From the boat ramp on our state beach sandbar, we can see the entrance of the river to the ocean to our right, and the little town of Wheeler nestled in the sadly clean cut hills to our left. The wind and the tide are blowing us up stream, so we head that way. It is sort of a strange ride. Sometimes it gets rather lumpy from the wind at our backs, but we also have this problem of running out of water in the middle of the bay. A few times we have to back track and head around the shallows. What it is looking like is that the bay is this huge sand deposit, big and flat and only a few inches below the surface of the water at mid-tide. I had wanted to sort of do our trip from last fall in reverse and go up the very protected side channel, but it is becoming clear that there is no side channel. There is just mud and sand. Ok, perhaps after lunch. So we drift up toward Wheeler and then do a left up the side channel across the way from town. We can see the highway and the 100 year old railroad that runs up the coast, using trestles to jump the creeks every little bit.




 




We are surrounded by these Mud islands that have banks that around around 4-5 foot tall with grass growing on the top. Perhaps an occasional stand of trees.

The little side creek is pretty shallow. Maybe 8 inches down the center. And lots of water logged sticks on the bottom. I mean LOTs. In some places the entire bottom is water logged sticks. Chip thinks this part was once called “Alder Creek” because of all of the alder growing here, but that was all cut down and these sticks are all that is left. Sounds like a ghost story.

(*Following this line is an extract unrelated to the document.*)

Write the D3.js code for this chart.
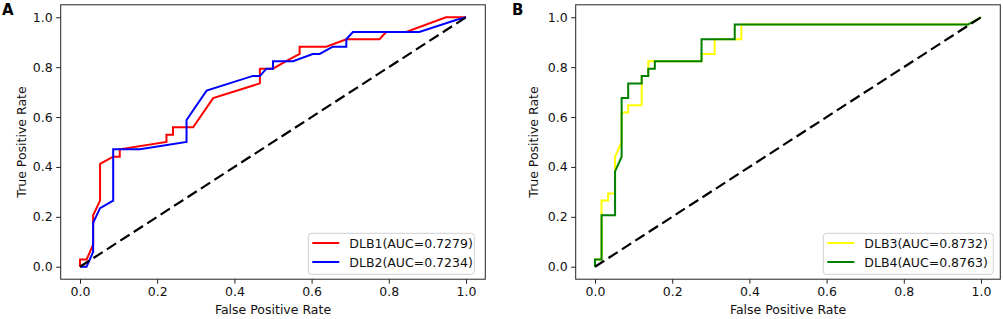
<!DOCTYPE html>
<html>
<head>
<meta charset="utf-8">
<script src="https://cdn.jsdelivr.net/npm/d3@7"></script>
<style>
  body { margin: 0; background: #fff; }
  svg text { font-family: "DejaVu Sans", sans-serif; }
</style>
</head>
<body>
<div id="chart"></div>
<script>
// ROC curve data
const dlb1Fpr = [0, 0, 0.017, 0.034, 0.034, 0.052, 0.052, 0.086, 0.103, 0.103, 0.224, 0.224, 0.241, 0.241, 0.293, 0.345, 0.466, 0.466, 0.5, 0.534, 0.569, 0.569, 0.638, 0.69, 0.776, 0.793, 0.845, 0.948, 1];
const dlb1Tpr = [0, 0.029, 0.029, 0.088, 0.206, 0.265, 0.412, 0.441, 0.441, 0.471, 0.5, 0.529, 0.529, 0.559, 0.559, 0.676, 0.735, 0.794, 0.794, 0.824, 0.853, 0.882, 0.882, 0.912, 0.912, 0.941, 0.941, 1, 1];

const dlb2Fpr = [0, 0.017, 0.034, 0.034, 0.052, 0.086, 0.086, 0.155, 0.276, 0.276, 0.328, 0.448, 0.466, 0.483, 0.5, 0.5, 0.552, 0.603, 0.621, 0.655, 0.69, 0.69, 0.707, 0.879, 0.976, 1];
const dlb2Tpr = [0, 0, 0.059, 0.176, 0.235, 0.265, 0.471, 0.471, 0.5, 0.588, 0.706, 0.765, 0.765, 0.794, 0.794, 0.824, 0.824, 0.853, 0.853, 0.882, 0.882, 0.912, 0.941, 0.941, 0.99, 1];

const dlb3Fpr = [0, 0, 0.017, 0.017, 0.034, 0.034, 0.052, 0.052, 0.069, 0.069, 0.086, 0.086, 0.121, 0.121, 0.138, 0.138, 0.276, 0.276, 0.31, 0.31, 0.379, 0.379, 0.966, 1];
const dlb3Tpr = [0, 0.029, 0.029, 0.265, 0.265, 0.294, 0.294, 0.441, 0.5, 0.618, 0.618, 0.647, 0.647, 0.765, 0.765, 0.824, 0.824, 0.853, 0.853, 0.912, 0.912, 0.971, 0.971, 1];

const dlb4Fpr = [0, 0, 0.017, 0.017, 0.052, 0.052, 0.069, 0.069, 0.086, 0.086, 0.121, 0.121, 0.138, 0.138, 0.155, 0.155, 0.276, 0.276, 0.362, 0.362, 0.966, 1];
const dlb4Tpr = [0, 0.029, 0.029, 0.206, 0.206, 0.382, 0.441, 0.676, 0.676, 0.735, 0.735, 0.765, 0.765, 0.794, 0.794, 0.824, 0.824, 0.912, 0.912, 0.971, 0.971, 1];

const seriesNames = ['DLB1(AUC=0.7279)', 'DLB2(AUC=0.7234)', 'DLB3(AUC=0.8732)', 'DLB4(AUC=0.8763)'];
const axisTicks = [0, 0.2, 0.4, 0.6, 0.8, 1.0];

const W = 1003, H = 319;
const plotTop = 4.8, plotBottom = 279.2;
const fontSize = 12.5;

const panels = [
    {
        label: 'A', labelX: 2, left: 60.7, right: 485.3, yLabelX: 26,
        legendX: 308.3, legendW: 166,
        series: [
            { name: seriesNames[0], fpr: dlb1Fpr, tpr: dlb1Tpr, color: '#ff0000' },
            { name: seriesNames[1], fpr: dlb2Fpr, tpr: dlb2Tpr, color: '#0000ff' }
        ]
    },
    {
        label: 'B', labelX: 512, left: 575.7, right: 1000.3, yLabelX: 537.5,
        legendX: 823.3, legendW: 170,
        series: [
            { name: seriesNames[2], fpr: dlb3Fpr, tpr: dlb3Tpr, color: '#ffff00' },
            { name: seriesNames[3], fpr: dlb4Fpr, tpr: dlb4Tpr, color: '#008000' }
        ]
    }
];

const svg = d3.select('#chart')
    .append('svg')
    .attr('width', W)
    .attr('height', H);

panels.forEach(p => {
    const x = d3.scaleLinear().domain([-0.05, 1.05]).range([p.left, p.right]);
    const y = d3.scaleLinear().domain([-0.05, 1.05]).range([plotBottom, plotTop]);
    const g = svg.append('g');

    // axes
    const xAxis = g.append('g')
        .attr('transform', `translate(0,${plotBottom})`)
        .call(d3.axisBottom(x).tickValues(axisTicks).tickFormat(d3.format('.1f'))
            .tickSize(4.5).tickPadding(3.5).tickSizeOuter(0));
    const yAxis = g.append('g')
        .attr('transform', `translate(${p.left},0)`)
        .call(d3.axisLeft(y).tickValues(axisTicks).tickFormat(d3.format('.1f'))
            .tickSize(4.5).tickPadding(3.5).tickSizeOuter(0));
    [xAxis, yAxis].forEach(a => {
        a.select('.domain').remove();
        a.selectAll('line').attr('stroke', '#222').attr('stroke-width', 1);
        a.selectAll('text').attr('fill', '#111')
            .style('font-size', fontSize + 'px')
            .style('font-family', '"DejaVu Sans", sans-serif');
    });

    // frame
    g.append('rect')
        .attr('x', p.left).attr('y', plotTop)
        .attr('width', p.right - p.left).attr('height', plotBottom - plotTop)
        .attr('fill', 'none').attr('stroke', '#222').attr('stroke-width', 1);

    const line = d3.line().x(d => x(d[0])).y(d => y(d[1]));

    p.series.forEach(s => {
        g.append('path')
            .datum(s.fpr.map((f, i) => [f, s.tpr[i]]))
            .attr('d', line)
            .attr('fill', 'none')
            .attr('stroke', s.color)
            .attr('stroke-width', 2)
            .attr('stroke-linejoin', 'miter');
    });

    // chance diagonal
    g.append('path')
        .datum([[0, 0], [1, 1]])
        .attr('d', line)
        .attr('fill', 'none')
        .attr('stroke', '#000')
        .attr('stroke-width', 2.2)
        .attr('stroke-dasharray', '11,5');

    // axis labels
    g.append('text')
        .attr('x', (p.left + p.right) / 2)
        .attr('y', 314)
        .attr('text-anchor', 'middle')
        .style('font-size', fontSize + 'px')
        .attr('fill', '#111')
        .text('False Positive Rate');

    g.append('text')
        .attr('transform', `translate(${p.yLabelX},${(plotTop + plotBottom) / 2}) rotate(-90)`)
        .attr('text-anchor', 'middle')
        .style('font-size', fontSize + 'px')
        .attr('fill', '#111')
        .text('True Positive Rate');

    // panel letter
    g.append('text')
        .attr('x', p.labelX)
        .attr('y', 15)
        .style('font-size', '15px')
        .style('font-weight', 'bold')
        .attr('fill', '#000')
        .text(p.label);

    // legend
    const legend = g.append('g').attr('transform', `translate(${p.legendX},233.3)`);
    legend.append('rect')
        .attr('width', p.legendW).attr('height', 41)
        .attr('rx', 3)
        .attr('fill', 'rgba(255,255,255,0.8)')
        .attr('stroke', '#d0d0d0').attr('stroke-width', 1);
    p.series.forEach((s, i) => {
        const row = legend.append('g').attr('transform', `translate(0,${9.7 + i * 19})`);
        row.append('line')
            .attr('x1', 4).attr('x2', 31)
            .attr('stroke', s.color).attr('stroke-width', 2);
        row.append('text')
            .attr('x', 41).attr('y', 4.5)
            .style('font-size', fontSize + 'px')
            .attr('fill', '#111')
            .text(s.name);
    });
});
</script>
</body>
</html>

After a couple of tries, we find a sand bank (as opposed to a mud bank) where we pullup and get out to eat our lunch. This gives us a chance to get up on top of the these mud bank islands and see what is up there. Just Grass.
The Tide is coming in fast now. Even as we watch, our foot prints from our landing are filling up with water and disappearing. I take this as a good sign, because I want to go down the North side channel that is only there with the tide is up. We are eating lunch at the River entrance to this channel. The other side empties into the bay more toward the ocean. The current is moving up the channel from where we are eating lunch. Wow, that means this is a tidal creek, with the water moving inward from both sides. We can tell when we are at the midpoint because there won't be any current!
After lunch we head up the creek. Chip pulled out his Iphone and did a historical tide calculation. He says that in 45 minutes the water will be about as high as it was the last time we went through. It was touch and go then, but we made it.


I think his calculations were 30 minutes off.
We paddled up the channel a few hundred yards and then got blocked by sticks in the mud and low water. But the tide was coming in fast. We could actually watch as stick we had selected as a reference point submerged under water. We are talking about the water level going up a few inches in a few minutes. A Kayak only needs like 3 inches of water, so when we ran aground, we could just sit there and chat for a bit and then rock and paddle and inch our way forward. It wasn't very fast, it wasn't very dangerous, but it was sort of interesting, in a “gee never did this before” sort of way.


Stick Monster. Staring at me.




We finally came to the part where the current was coming in from both directions and then we just started paddling. The Sun was getting low in front of us, and and the bay was opening up all around us (as the mud banks disappeared) and we powered our way back to the landing.

The last time we did this trip we saw a bunch of eagles, some Kingfisher, and the usual round of ducks, cormorants, and Heron. This time, not so much. Sort of disappointing in the way of wild life in general.

That night we pulled out the cameras and went out to the beach to take star pictures and have fun with lights. If you don't have a good astronomical laser, you really should get one. They are good for killing the zombies that walk the beach during a full moon.



All in all, a great adventure. Lots to see. Must try to reserve a slot for camping out there sometime during the summer.